深夜ドラマ「おいハンサム!!」 主演「吉田鋼太郎」だけではない話題作と言われる理由
民放で1月から始まる新しい深夜ドラマ(午後11時以降)は計13本。そのうち最も話題作になりそうなのが、フジテレビ系で8日が初回の「おいハンサム!!」(土曜午後11時40分、制作・東海テレビ×日本映画放送)である。演技巧者の吉田鋼太郎(62)が6年ぶりに連ドラに主演する一方、原作者も演出担当者も才能の塊のような人だからだ。
吉田鋼太郎が演じる主人公は58歳のサラリーマン・伊藤源太郎。頑固な昭和オヤジで、だから社内では面倒な存在でもあった。寺内貫太郎が会社に迷い込んだようなものだと考えればいいだろう。
家に帰ると、源太郎を立ててくれる出来た妻・千鶴(MEGUMI、40)と2人暮らし。娘が3人いるものの、既に全員が独立している。
ところが一安心とはならなかった。独身の長女・由香(木南晴夏、36)は不倫体質。次女の里香(佐久間由衣、26)は高学歴男と結婚したものの、離婚寸前だった。3女・美香(武田玲奈、24)は売れそうにない漫画家志望の青年と同棲していた。娘たちは揃って男を見る目がなかった。
そこで源太郎は愛する娘たちを幸せにするために立ち上がる。もっとも、昭和オヤジの感覚で動くからトホホな展開になってばかり。
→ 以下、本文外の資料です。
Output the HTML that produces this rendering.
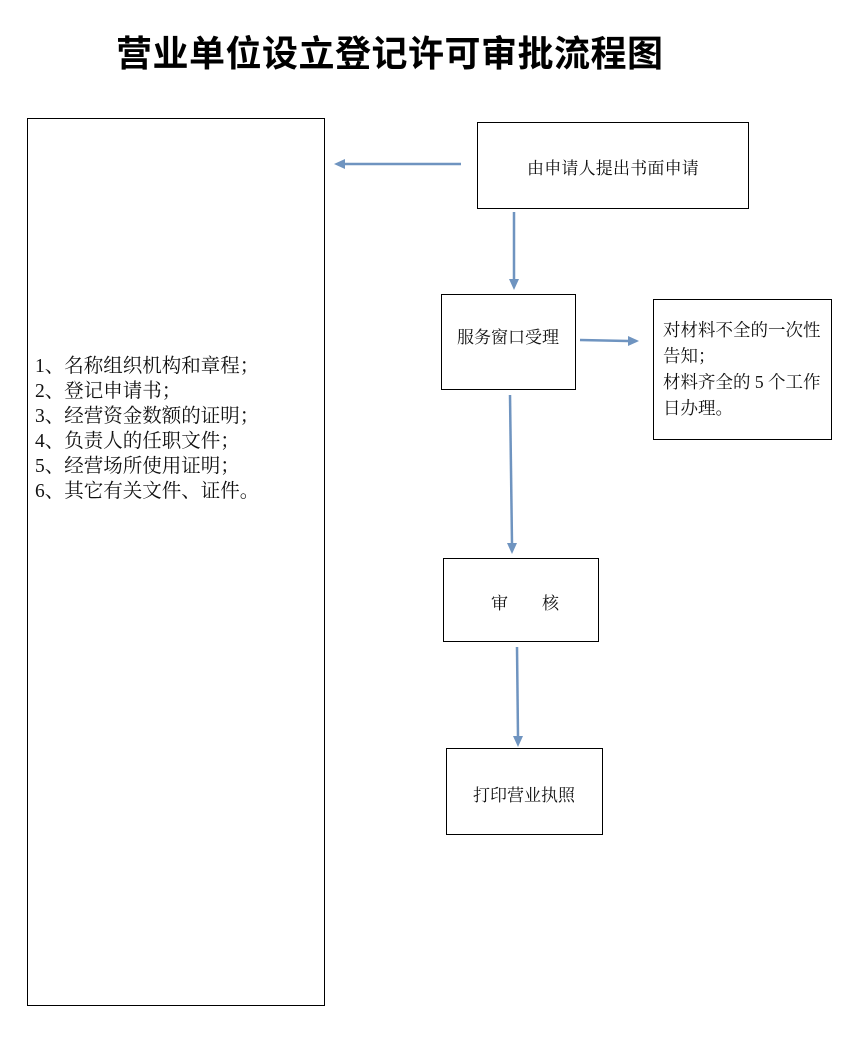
<!DOCTYPE html>
<html><head><meta charset="utf-8"><style>
body{margin:0;width:855px;height:1039px;background:#fff;position:relative;overflow:hidden;font-family:"Liberation Serif","Noto Serif CJK SC",serif;color:#111}
.b{position:absolute;border:1.3px solid #000;box-sizing:border-box}
.t{position:absolute;white-space:nowrap}
.t div{height:25px;line-height:25px;overflow:visible}
h1{position:absolute;left:116px;top:25px;margin:0;font:bold 36px "Liberation Sans","Noto Sans CJK SC",sans-serif;letter-spacing:0.5px;color:#000}
</style></head><body>
<h1>营业单位设立登记许可审批流程图</h1>
<div class="b" style="left:27px;top:118px;width:298px;height:888px"></div>
<div class="t" style="left:35px;top:354px;font-size:19.5px"><div>1、名称组织机构和章程；</div><div>2、登记申请书；</div><div>3、经营资金数额的证明；</div><div>4、负责人的任职文件；</div><div>5、经营场所使用证明；</div><div>6、其它有关文件、证件。</div></div>
<div class="b" style="left:477px;top:122px;width:272px;height:87px"></div>
<div class="t" style="left:527px;top:154px;font-size:17px;letter-spacing:0.2px">由申请人提出书面申请</div>
<div class="b" style="left:441px;top:294px;width:135px;height:96px"></div>
<div class="t" style="left:457px;top:323px;font-size:17px">服务窗口受理</div>
<div class="b" style="left:653px;top:299px;width:179px;height:141px"></div>
<div class="t" style="left:663px;top:317px;font-size:17.5px;line-height:26px">对材料不全的一次性<br>告知；<br>材料齐全的 5 个工作<br>日办理。</div>
<div class="b" style="left:443px;top:558px;width:156px;height:84px"></div>
<div class="t" style="left:491px;top:589px;font-size:17px">审　　核</div>
<div class="b" style="left:446px;top:748px;width:157px;height:87px"></div>
<div class="t" style="left:473px;top:781px;font-size:17px">打印营业执照</div>
<svg width="855" height="1039" style="position:absolute;left:0;top:0" fill="#6f94c0" stroke="#6f94c0">
<g stroke-width="2.5">
<line x1="461" y1="164" x2="344" y2="164"/>
<line x1="514" y1="212" x2="514" y2="280"/>
<line x1="580" y1="340" x2="628" y2="341"/>
<line x1="510" y1="395" x2="512" y2="544"/>
<line x1="517" y1="647" x2="518" y2="737"/>
</g>
<g stroke="none">
<polygon points="334,164 345,159 345,169"/>
<polygon points="514,290 509,279 519,279"/>
<polygon points="639,341 628,336 628,346"/>
<polygon points="512,554 507,543 517,543"/>
<polygon points="518,747 513,736 523,736"/>
</g>
</svg>
</body></html>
ある時は娘たちの意向を完全に無視し、自分が気に入った男を紹介したものの、これが長女・由香の元カレだった。でも、娘たちを心から愛しているから憎めない。
吉田によると、この作品のコンセプトは「令和にあえて昭和のホームドラマ」(東海テレビの代表インタビュ―)。なるほど、昭和期には頑固オヤジとその家族によるホームドラマが1つのジャンルとして確立されていたが、今では絶滅寸前。新鮮な作品になりそうだ。
意外にも吉田は連ドラ主演2作目
吉田鋼太郎の連ドラ主演は中年男の純な恋心を描いたテレビ東京の「東京センチメンタル」(2016年)以来。というより、これまで連ドラの主演作はこの作品しかない。意外だが、そもそも演劇人なのでドラマの仕事に強く拘っていなかった。
吉田は上智大を中退し、劇団四季に入り、その後は劇団シェイクスピア・シアターなどに在籍した。
一方で20代半ばからは故・田村正和さん主演のTBS「子供が見てるでしょ!」(1985年)や中山美穂(51)主演の同「ママはアイドル!」(1987年)などに小さな役で出演したものの、これはアルバイトみたいなものだろう。
当時は毎年、数本の舞台に出演していたから、連ドラどころではなかった。1997年には劇団AUNを旗揚げし、ますます演劇の人になった。
今も同劇団を主宰し、「彩の国シェイクスピア・シリーズ」(さいたま市)の芸術監督を務めている。演劇人であることに変わりはない。けれどホリプロ・ブッキング・エージェンシーにマネージメントを任せるようになってから連ドラの仕事が増えた。
2014年に演劇部門の芸術選奨文科相賞を受けているほど一流の演劇人だから、どんな役柄であろうが、いとも簡単に演じてしまう。フジ「カラマーゾフの兄弟」(2013年)で血も涙もない悪魔のような父親を演じたと思ったら、その半年後にはTBS「半沢直樹」(同)で部下のことを親身になって考える理想的な上司に扮した。
テレビ朝日「おっさんずラブ」(2016年~19年)では一転、部下に恋する黒澤武蔵役に。これは超難役だった。普段は仕事が出来るシブイ中年男ながら、ピュアすぎる恋心を隠し持ち、時に乙女に変身するのだから。この役柄を大真面目に演じ、不自然さを感じさせない役者はそういないだろう。